◆ GIVEN MATERIAL:
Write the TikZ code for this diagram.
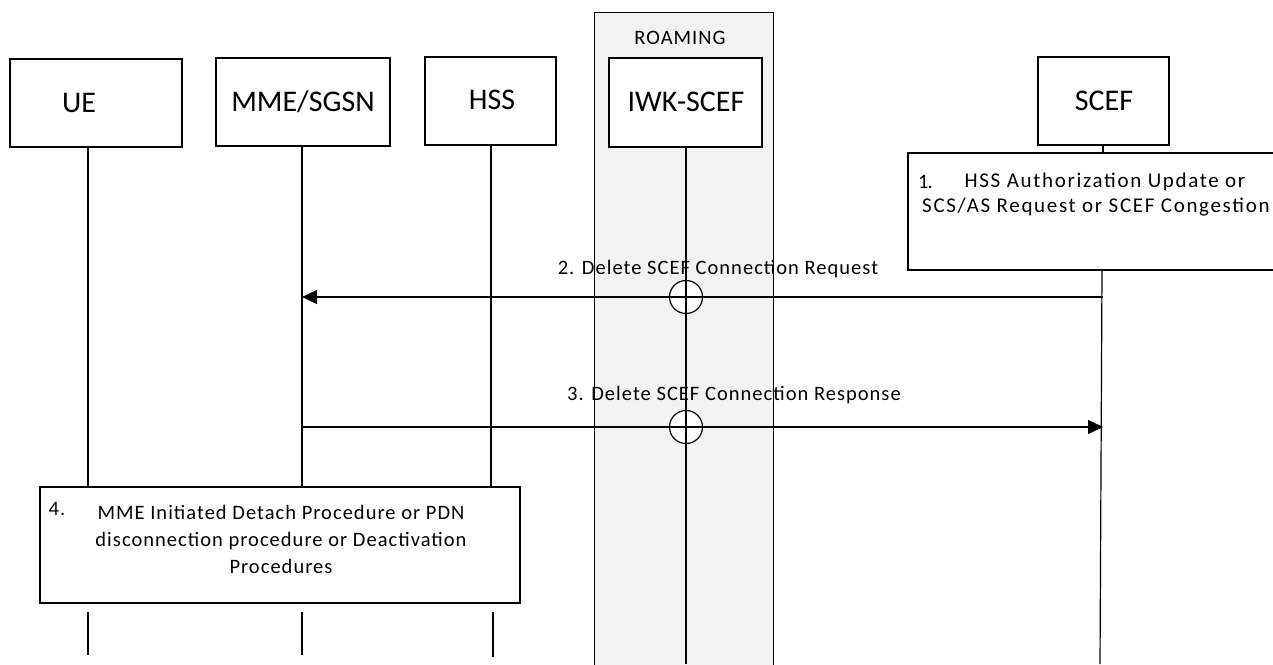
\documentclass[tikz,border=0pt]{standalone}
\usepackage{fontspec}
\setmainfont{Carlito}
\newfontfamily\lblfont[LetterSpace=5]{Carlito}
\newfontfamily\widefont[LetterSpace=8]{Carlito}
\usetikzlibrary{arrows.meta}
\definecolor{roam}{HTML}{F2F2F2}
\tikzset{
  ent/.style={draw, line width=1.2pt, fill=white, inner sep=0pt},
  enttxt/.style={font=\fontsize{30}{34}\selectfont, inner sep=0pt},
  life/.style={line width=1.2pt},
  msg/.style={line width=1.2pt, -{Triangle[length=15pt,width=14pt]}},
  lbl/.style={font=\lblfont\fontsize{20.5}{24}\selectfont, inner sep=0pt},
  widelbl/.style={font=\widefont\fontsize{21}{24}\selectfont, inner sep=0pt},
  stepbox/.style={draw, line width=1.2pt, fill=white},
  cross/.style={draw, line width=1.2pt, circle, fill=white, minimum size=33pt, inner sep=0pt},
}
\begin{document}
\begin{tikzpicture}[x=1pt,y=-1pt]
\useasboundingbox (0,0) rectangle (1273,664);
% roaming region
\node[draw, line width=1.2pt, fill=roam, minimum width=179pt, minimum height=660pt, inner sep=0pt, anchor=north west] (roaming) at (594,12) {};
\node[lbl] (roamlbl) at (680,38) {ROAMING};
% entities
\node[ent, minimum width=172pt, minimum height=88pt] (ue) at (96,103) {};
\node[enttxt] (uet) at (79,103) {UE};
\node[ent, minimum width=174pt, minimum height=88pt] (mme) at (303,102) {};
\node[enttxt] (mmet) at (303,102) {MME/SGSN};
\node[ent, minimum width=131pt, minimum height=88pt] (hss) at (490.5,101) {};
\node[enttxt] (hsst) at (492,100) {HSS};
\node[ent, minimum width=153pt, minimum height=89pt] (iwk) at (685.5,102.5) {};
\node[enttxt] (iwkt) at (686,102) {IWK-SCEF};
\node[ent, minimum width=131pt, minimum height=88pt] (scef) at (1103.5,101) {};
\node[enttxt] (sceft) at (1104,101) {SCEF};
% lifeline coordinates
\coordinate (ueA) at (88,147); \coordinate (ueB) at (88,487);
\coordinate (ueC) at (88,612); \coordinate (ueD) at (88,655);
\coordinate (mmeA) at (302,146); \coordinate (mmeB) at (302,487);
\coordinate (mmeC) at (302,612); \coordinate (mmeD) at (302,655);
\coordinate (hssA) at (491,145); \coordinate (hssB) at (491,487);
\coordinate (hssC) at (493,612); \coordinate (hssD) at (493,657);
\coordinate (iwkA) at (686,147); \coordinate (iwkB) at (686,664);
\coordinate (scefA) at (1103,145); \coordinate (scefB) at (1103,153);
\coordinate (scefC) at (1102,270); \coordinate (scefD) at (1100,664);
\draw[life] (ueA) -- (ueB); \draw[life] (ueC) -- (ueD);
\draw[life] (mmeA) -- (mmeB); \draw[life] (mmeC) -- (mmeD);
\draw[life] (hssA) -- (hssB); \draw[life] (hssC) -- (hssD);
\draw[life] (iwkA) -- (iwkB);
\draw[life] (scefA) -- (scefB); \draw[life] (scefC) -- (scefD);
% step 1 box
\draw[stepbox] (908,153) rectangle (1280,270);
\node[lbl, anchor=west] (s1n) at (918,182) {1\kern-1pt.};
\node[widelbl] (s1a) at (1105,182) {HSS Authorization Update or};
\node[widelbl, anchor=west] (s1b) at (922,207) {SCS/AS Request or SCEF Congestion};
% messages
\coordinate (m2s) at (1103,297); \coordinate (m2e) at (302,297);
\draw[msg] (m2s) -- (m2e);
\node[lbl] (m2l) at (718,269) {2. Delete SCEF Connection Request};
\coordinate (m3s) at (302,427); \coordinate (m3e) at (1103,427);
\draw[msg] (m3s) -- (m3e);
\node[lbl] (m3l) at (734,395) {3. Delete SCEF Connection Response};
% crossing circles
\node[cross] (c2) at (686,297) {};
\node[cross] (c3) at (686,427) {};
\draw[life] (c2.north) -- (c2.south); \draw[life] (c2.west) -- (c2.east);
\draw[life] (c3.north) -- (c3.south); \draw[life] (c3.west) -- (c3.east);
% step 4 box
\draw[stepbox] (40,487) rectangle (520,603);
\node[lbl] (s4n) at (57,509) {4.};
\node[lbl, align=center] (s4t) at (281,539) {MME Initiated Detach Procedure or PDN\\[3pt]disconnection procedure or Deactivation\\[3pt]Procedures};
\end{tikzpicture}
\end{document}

◆ DESCRIPTION OF THE TASK:
Copy out all of the material exactly as written, without its pictures.

◆ SOLUTION BELOW:
Write the TikZ code for this diagram.
\documentclass[tikz,border=0pt]{standalone}
\usepackage{fontspec}
\setmainfont{Carlito}
\newfontfamily\lblfont[LetterSpace=5]{Carlito}
\newfontfamily\widefont[LetterSpace=8]{Carlito}
\usetikzlibrary{arrows.meta}
\definecolor{roam}{HTML}{F2F2F2}
\tikzset{
  ent/.style={draw, line width=1.2pt, fill=white, inner sep=0pt},
  enttxt/.style={font=\fontsize{30}{34}\selectfont, inner sep=0pt},
  life/.style={line width=1.2pt},
  msg/.style={line width=1.2pt, -{Triangle[length=15pt,width=14pt]}},
  lbl/.style={font=\lblfont\fontsize{20.5}{24}\selectfont, inner sep=0pt},
  widelbl/.style={font=\widefont\fontsize{21}{24}\selectfont, inner sep=0pt},
  stepbox/.style={draw, line width=1.2pt, fill=white},
  cross/.style={draw, line width=1.2pt, circle, fill=white, minimum size=33pt, inner sep=0pt},
}
\begin{document}
\begin{tikzpicture}[x=1pt,y=-1pt]
\useasboundingbox (0,0) rectangle (1273,664);
% roaming region
\node[draw, line width=1.2pt, fill=roam, minimum width=179pt, minimum height=660pt, inner sep=0pt, anchor=north west] (roaming) at (594,12) {};
\node[lbl] (roamlbl) at (680,38) {ROAMING};
% entities
\node[ent, minimum width=172pt, minimum height=88pt] (ue) at (96,103) {};
\node[enttxt] (uet) at (79,103) {UE};
\node[ent, minimum width=174pt, minimum height=88pt] (mme) at (303,102) {};
\node[enttxt] (mmet) at (303,102) {MME/SGSN};
\node[ent, minimum width=131pt, minimum height=88pt] (hss) at (490.5,101) {};
\node[enttxt] (hsst) at (492,100) {HSS};
\node[ent, minimum width=153pt, minimum height=89pt] (iwk) at (685.5,102.5) {};
\node[enttxt] (iwkt) at (686,102) {IWK-SCEF};
\node[ent, minimum width=131pt, minimum height=88pt] (scef) at (1103.5,101) {};
\node[enttxt] (sceft) at (1104,101) {SCEF};
% lifeline coordinates
\coordinate (ueA) at (88,147); \coordinate (ueB) at (88,487);
\coordinate (ueC) at (88,612); \coordinate (ueD) at (88,655);
\coordinate (mmeA) at (302,146); \coordinate (mmeB) at (302,487);
\coordinate (mmeC) at (302,612); \coordinate (mmeD) at (302,655);
\coordinate (hssA) at (491,145); \coordinate (hssB) at (491,487);
\coordinate (hssC) at (493,612); \coordinate (hssD) at (493,657);
\coordinate (iwkA) at (686,147); \coordinate (iwkB) at (686,664);
\coordinate (scefA) at (1103,145); \coordinate (scefB) at (1103,153);
\coordinate (scefC) at (1102,270); \coordinate (scefD) at (1100,664);
\draw[life] (ueA) -- (ueB); \draw[life] (ueC) -- (ueD);
\draw[life] (mmeA) -- (mmeB); \draw[life] (mmeC) -- (mmeD);
\draw[life] (hssA) -- (hssB); \draw[life] (hssC) -- (hssD);
\draw[life] (iwkA) -- (iwkB);
\draw[life] (scefA) -- (scefB); \draw[life] (scefC) -- (scefD);
% step 1 box
\draw[stepbox] (908,153) rectangle (1280,270);
\node[lbl, anchor=west] (s1n) at (918,182) {1\kern-1pt.};
\node[widelbl] (s1a) at (1105,182) {HSS Authorization Update or};
\node[widelbl, anchor=west] (s1b) at (922,207) {SCS/AS Request or SCEF Congestion};
% messages
\coordinate (m2s) at (1103,297); \coordinate (m2e) at (302,297);
\draw[msg] (m2s) -- (m2e);
\node[lbl] (m2l) at (718,269) {2. Delete SCEF Connection Request};
\coordinate (m3s) at (302,427); \coordinate (m3e) at (1103,427);
\draw[msg] (m3s) -- (m3e);
\node[lbl] (m3l) at (734,395) {3. Delete SCEF Connection Response};
% crossing circles
\node[cross] (c2) at (686,297) {};
\node[cross] (c3) at (686,427) {};
\draw[life] (c2.north) -- (c2.south); \draw[life] (c2.west) -- (c2.east);
\draw[life] (c3.north) -- (c3.south); \draw[life] (c3.west) -- (c3.east);
% step 4 box
\draw[stepbox] (40,487) rectangle (520,603);
\node[lbl] (s4n) at (57,509) {4.};
\node[lbl, align=center] (s4t) at (281,539) {MME Initiated Detach Procedure or PDN\\[3pt]disconnection procedure or Deactivation\\[3pt]Procedures};
\end{tikzpicture}
\end{document}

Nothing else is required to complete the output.